Other than that, I still stand by my earlier pacing and character criticisms, even with what I know about the plot now. (And on a side note, I’m annoyed that I used whiplash as a metaphor in the opening paragraphs of two different episode reviews, unknowingly.) We’re heading towards the climax though, and I think any confusion I had before is worthwhile, as the storylines begin to converge sensibly.

At this point, the origin of Sarge is clear to everyone at the Lighthouse: through Monolith trickery in season 5, some sort of Monolith of Creation created another Coulson, while the Monoliths for Space and Time sent him who-knows-where-and-when for an incorporeal being to take over the Coulson-looking husk. We get Sarge going through an existential crisis as a result, with May and Daisy at odds with how to treat him.
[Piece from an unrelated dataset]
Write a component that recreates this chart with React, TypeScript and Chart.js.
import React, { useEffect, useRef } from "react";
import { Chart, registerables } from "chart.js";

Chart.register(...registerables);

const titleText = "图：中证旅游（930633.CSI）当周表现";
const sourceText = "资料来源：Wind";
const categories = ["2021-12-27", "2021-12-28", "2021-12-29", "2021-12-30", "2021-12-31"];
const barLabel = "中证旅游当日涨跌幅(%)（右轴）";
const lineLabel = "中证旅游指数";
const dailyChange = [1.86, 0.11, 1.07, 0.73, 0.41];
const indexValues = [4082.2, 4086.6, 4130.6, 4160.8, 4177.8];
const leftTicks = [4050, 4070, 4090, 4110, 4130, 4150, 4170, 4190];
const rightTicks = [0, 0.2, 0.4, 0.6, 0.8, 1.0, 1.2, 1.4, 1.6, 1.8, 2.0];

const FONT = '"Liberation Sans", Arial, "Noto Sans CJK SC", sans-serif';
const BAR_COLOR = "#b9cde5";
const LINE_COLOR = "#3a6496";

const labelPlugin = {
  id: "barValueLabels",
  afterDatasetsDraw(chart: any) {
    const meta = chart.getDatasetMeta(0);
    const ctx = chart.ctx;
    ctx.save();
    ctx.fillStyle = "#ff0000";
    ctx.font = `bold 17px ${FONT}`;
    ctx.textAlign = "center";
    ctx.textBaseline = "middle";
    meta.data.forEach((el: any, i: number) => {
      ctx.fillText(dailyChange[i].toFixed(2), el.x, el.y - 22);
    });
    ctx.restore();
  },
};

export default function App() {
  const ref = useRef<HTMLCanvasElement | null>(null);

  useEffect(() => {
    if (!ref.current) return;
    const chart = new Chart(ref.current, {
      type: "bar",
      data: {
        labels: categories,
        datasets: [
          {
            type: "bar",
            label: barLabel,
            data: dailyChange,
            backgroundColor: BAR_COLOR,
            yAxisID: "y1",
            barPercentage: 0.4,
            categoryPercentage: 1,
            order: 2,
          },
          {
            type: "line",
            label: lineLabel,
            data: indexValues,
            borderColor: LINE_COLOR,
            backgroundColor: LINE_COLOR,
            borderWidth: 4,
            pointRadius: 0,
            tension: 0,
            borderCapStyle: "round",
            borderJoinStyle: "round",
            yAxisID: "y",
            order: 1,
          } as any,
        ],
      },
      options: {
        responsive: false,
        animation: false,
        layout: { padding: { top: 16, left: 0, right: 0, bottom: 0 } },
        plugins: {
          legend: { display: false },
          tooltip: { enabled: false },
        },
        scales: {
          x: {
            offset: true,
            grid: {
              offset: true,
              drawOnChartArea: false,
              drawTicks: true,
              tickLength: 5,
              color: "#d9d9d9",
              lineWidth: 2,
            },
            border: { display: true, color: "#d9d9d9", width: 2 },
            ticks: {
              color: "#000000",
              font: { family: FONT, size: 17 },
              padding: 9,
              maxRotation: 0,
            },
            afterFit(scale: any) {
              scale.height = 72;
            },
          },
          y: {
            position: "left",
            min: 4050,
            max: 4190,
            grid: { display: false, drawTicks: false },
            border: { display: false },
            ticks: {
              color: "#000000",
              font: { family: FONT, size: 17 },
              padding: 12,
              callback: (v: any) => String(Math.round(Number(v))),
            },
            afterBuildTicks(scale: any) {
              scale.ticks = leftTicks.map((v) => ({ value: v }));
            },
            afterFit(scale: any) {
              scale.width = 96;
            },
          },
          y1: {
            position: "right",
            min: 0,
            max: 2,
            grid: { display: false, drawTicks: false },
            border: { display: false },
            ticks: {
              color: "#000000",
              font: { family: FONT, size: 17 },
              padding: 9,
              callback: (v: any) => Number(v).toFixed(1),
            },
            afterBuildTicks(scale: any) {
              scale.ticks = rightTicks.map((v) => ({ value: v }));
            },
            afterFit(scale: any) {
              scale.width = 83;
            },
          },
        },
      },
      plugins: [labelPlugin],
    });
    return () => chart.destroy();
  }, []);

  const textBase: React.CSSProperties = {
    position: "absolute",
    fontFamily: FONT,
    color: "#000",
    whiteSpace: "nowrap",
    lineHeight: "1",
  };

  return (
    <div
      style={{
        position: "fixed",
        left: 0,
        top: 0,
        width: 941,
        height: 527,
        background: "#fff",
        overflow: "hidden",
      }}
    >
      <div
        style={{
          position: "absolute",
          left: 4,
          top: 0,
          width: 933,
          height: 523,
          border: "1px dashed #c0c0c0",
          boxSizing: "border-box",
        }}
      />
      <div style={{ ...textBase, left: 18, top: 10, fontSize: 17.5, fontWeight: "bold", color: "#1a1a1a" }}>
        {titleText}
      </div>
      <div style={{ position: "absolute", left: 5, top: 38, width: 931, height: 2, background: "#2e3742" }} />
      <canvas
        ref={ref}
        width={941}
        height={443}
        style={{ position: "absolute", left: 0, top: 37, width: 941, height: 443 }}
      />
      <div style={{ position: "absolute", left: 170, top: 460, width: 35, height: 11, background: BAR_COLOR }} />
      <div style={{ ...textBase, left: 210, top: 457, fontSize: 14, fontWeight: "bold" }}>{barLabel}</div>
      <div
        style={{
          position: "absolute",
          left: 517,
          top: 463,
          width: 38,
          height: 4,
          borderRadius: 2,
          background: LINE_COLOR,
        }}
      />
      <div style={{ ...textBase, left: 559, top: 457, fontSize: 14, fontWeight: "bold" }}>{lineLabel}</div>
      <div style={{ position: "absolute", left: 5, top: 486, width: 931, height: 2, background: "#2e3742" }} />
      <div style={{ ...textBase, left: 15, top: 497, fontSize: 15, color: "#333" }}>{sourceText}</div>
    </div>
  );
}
There’s a hint of hope from May that Sarge is still salvageable, and that Coulson, the man that she loved, still exists somehow. Daisy, who viewed Coulson as a father figure, instead feels that Sarge is a perversion of his image, and wants to move on from his death. It’s a conflict that came about organically, even though the driving plot element of Sarge learning about some sort of superpower he has is a bit contrived.

But going back to the idea of “is Sarge still technically Coulson or not,” I wish that this episode at least touched upon any moral implications on what is happening here. Even if Sarge is based off of another person, isn’t he still technically his own being? Is it morally correct to rid of him in favor of someone else they already lost? It doesn’t seem to matter though, because if a hug at the end is any indication, the team seems to be down to have a replacement dad.
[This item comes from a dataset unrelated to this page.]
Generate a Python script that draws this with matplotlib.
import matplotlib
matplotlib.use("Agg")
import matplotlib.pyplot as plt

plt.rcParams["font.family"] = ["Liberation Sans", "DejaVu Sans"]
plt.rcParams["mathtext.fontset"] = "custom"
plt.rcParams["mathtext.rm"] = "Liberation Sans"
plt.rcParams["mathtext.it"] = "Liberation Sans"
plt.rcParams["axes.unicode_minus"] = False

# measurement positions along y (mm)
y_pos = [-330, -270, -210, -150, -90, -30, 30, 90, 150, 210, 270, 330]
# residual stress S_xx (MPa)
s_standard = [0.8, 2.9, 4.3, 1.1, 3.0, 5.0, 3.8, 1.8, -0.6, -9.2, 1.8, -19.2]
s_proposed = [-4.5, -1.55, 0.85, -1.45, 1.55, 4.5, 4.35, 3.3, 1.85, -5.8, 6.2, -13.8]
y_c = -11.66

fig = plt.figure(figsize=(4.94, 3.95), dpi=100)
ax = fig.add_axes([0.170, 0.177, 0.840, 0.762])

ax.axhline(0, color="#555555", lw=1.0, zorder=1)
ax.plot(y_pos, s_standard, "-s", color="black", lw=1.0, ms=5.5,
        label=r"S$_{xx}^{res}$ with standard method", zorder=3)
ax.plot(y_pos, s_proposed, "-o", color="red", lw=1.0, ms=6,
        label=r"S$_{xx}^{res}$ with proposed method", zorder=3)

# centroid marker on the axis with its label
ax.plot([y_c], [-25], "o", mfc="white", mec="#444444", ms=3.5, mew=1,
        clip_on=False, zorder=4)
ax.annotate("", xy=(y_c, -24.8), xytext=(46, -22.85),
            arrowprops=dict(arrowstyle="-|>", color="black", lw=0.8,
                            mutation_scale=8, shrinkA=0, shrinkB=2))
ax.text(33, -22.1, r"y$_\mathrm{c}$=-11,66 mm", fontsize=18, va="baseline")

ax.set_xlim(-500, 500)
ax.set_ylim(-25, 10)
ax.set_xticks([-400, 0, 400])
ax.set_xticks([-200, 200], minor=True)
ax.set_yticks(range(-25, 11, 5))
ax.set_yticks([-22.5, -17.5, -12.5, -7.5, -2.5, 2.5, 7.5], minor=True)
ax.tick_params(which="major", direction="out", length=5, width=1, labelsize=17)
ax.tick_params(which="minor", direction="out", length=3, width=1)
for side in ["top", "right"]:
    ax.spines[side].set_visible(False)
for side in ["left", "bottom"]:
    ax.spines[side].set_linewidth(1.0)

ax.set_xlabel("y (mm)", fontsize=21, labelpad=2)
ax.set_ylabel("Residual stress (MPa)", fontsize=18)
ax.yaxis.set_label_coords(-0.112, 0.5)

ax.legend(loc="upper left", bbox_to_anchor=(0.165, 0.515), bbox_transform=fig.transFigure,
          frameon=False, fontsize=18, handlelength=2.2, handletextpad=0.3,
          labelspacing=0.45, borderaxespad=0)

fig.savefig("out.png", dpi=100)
Meanwhile, Yo-Yo and Mack are a bit tied up, hostages of the body-jumping Izel. It’s cool that her antics haven’t gotten quite old, seeing how that was the premise of the entire previous episode. Still, there are occasions where her actions should be quite evident, resulting in the audience likely yelling at their television screens when characters make boneheaded moves.
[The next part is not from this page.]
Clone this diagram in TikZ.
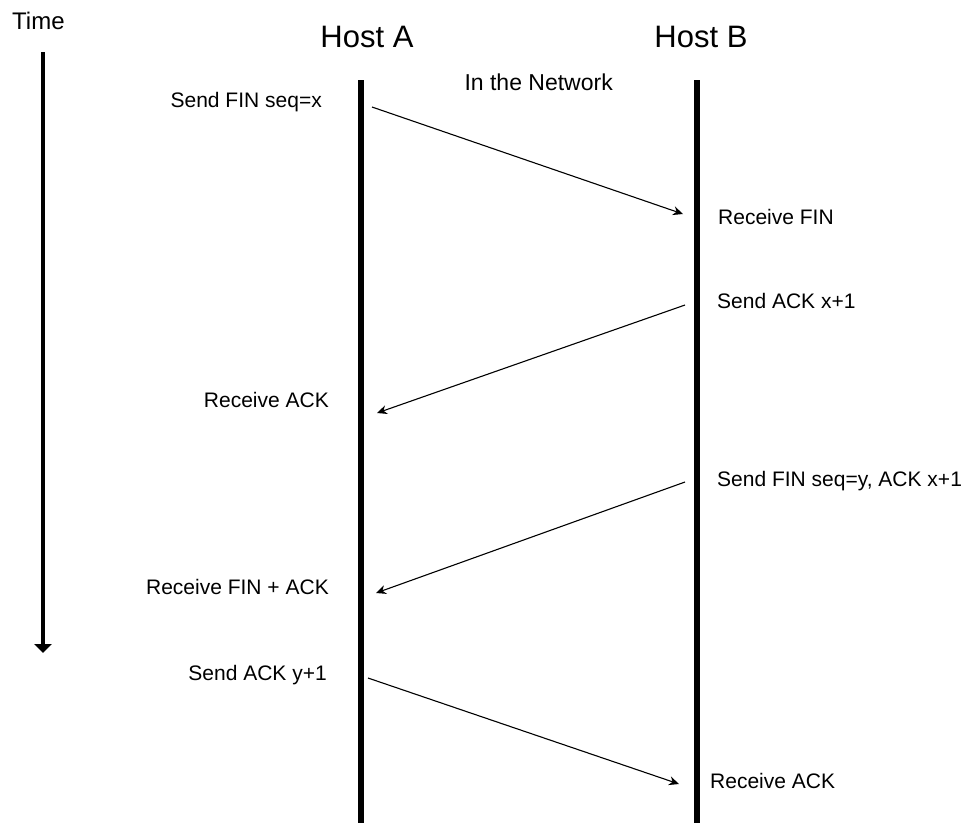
\documentclass[tikz,border=0pt]{standalone}
\usepackage{fontspec}
\setmainfont{Liberation Sans}
\usetikzlibrary{arrows.meta}
\begin{document}
\begin{tikzpicture}[x=1pt,y=-1pt,
  lbl/.style={font=\fontsize{21}{25}\selectfont, inner sep=0pt},
  hostlbl/.style={font=\fontsize{31}{36}\selectfont, inner sep=0pt},
  lifeline/.style={line width=6pt},
  msg/.style={line width=1.1pt, -{Stealth[length=10pt,width=9pt]}},
  timeline/.style={line width=3.5pt, -{Triangle[length=9pt,width=17pt]}},
]
\useasboundingbox (0,0) rectangle (965,823);

% time axis
\node[lbl, font=\fontsize{24}{28}\selectfont, anchor=mid west] (time) at (12,27) {Time};
\coordinate (t0) at (43,52);
\coordinate (t1) at (43,653);
\draw[timeline] (t0) -- (t1);

% hosts and their lifelines
\node[hostlbl, anchor=base] (hostA) at (367,47) {Host A};
\node[hostlbl, anchor=base] (hostB) at (701,47) {Host B};
\node[lbl, font=\fontsize{23}{27}\selectfont, anchor=mid east] (net) at (613,88) {In the Network};

\coordinate (a0) at (361,80);
\coordinate (a1) at (361,823);
\coordinate (b0) at (696.5,80);
\coordinate (b1) at (696.5,823);
\draw[lifeline] (a0) -- (a1);
\draw[lifeline] (b0) -- (b1);

% message end points
\coordinate (m1s) at (372,107);
\coordinate (m1e) at (683,214);
\coordinate (m2s) at (685,305);
\coordinate (m2e) at (377,413);
\coordinate (m3s) at (685,482);
\coordinate (m3e) at (376,593);
\coordinate (m4s) at (368,678);
\coordinate (m4e) at (679,784);

\draw[msg] (m1s) -- (m1e);
\draw[msg] (m2s) -- (m2e);
\draw[msg] (m3s) -- (m3e);
\draw[msg] (m4s) -- (m4e);

% event labels
\node[lbl, anchor=mid east] (e1) at (322,105) {Send FIN seq=x};
\node[lbl, anchor=mid west] (e2) at (718,222) {Receive FIN};
\node[lbl, anchor=mid west] (e3) at (717,306) {Send ACK x+1};
\node[lbl, anchor=mid east] (e4) at (329,405) {Receive ACK};
\node[lbl, anchor=mid west] (e5) at (717,484) {Send FIN seq=y, ACK x+1};
\node[lbl, anchor=mid east] (e6) at (329,592) {Receive FIN + ACK};
\node[lbl, anchor=mid east] (e7) at (327,678) {Send ACK y+1};
\node[lbl, anchor=mid west] (e8) at (710,786) {Receive ACK};
\end{tikzpicture}
\end{document}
It’s good to see the returning supporting character of Benson get some dramatic moments of his own, as Izel tries to tempt and coerce him for his help. Admittedly though, a key sequence with him is quite dependent on queer pain (if you recall, Benson stated that he lost his husband), a bit of a tired trope in mainstream entertainment.

I’ve been a bit critical of these two characters throughout this season, with their higher roles in the S.H.I.E.L.D. organization somehow leading to distilled roles in a dramatic sense, but their dynamic is a bit more interesting in this episode, thanks to some tense situations that the pair is thrown into. It certainly helps that the romantic drama is now totally out of the way.

And even in one of the more serious episodes of the season, “From the Ashes” still mines some levity from Deke trying to be a part of the Fitz-Simmons dynamic. Deke has proven to be a bit useless in recent episodes, almost becoming solely comic relief. There’s still a bit of that as he tries to butt into the technobabble-heavy conversations, but he surprisingly proves himself in a wholesome moment.

Now that everyone knows where to go, and we’re all aware of what the big evil plan is, it looks like the show is heading towards a pseudo-two-part season finale. The story has set up all of the important questions: where will Sarge’s allegiance lie with by the end of all of this? Is there still a bit of Coulson left in him? 

With Coulson, Fitz in earlier episodes, and Benson, there’s a reoccurring theme of grief and an inability from the characters to move on from losing loved ones. Knowing that we have two episodes left, I hope that the show takes some bold and fearless directions, and doesn’t cop out or cheat in any way. Otherwise, I might just get whiplash.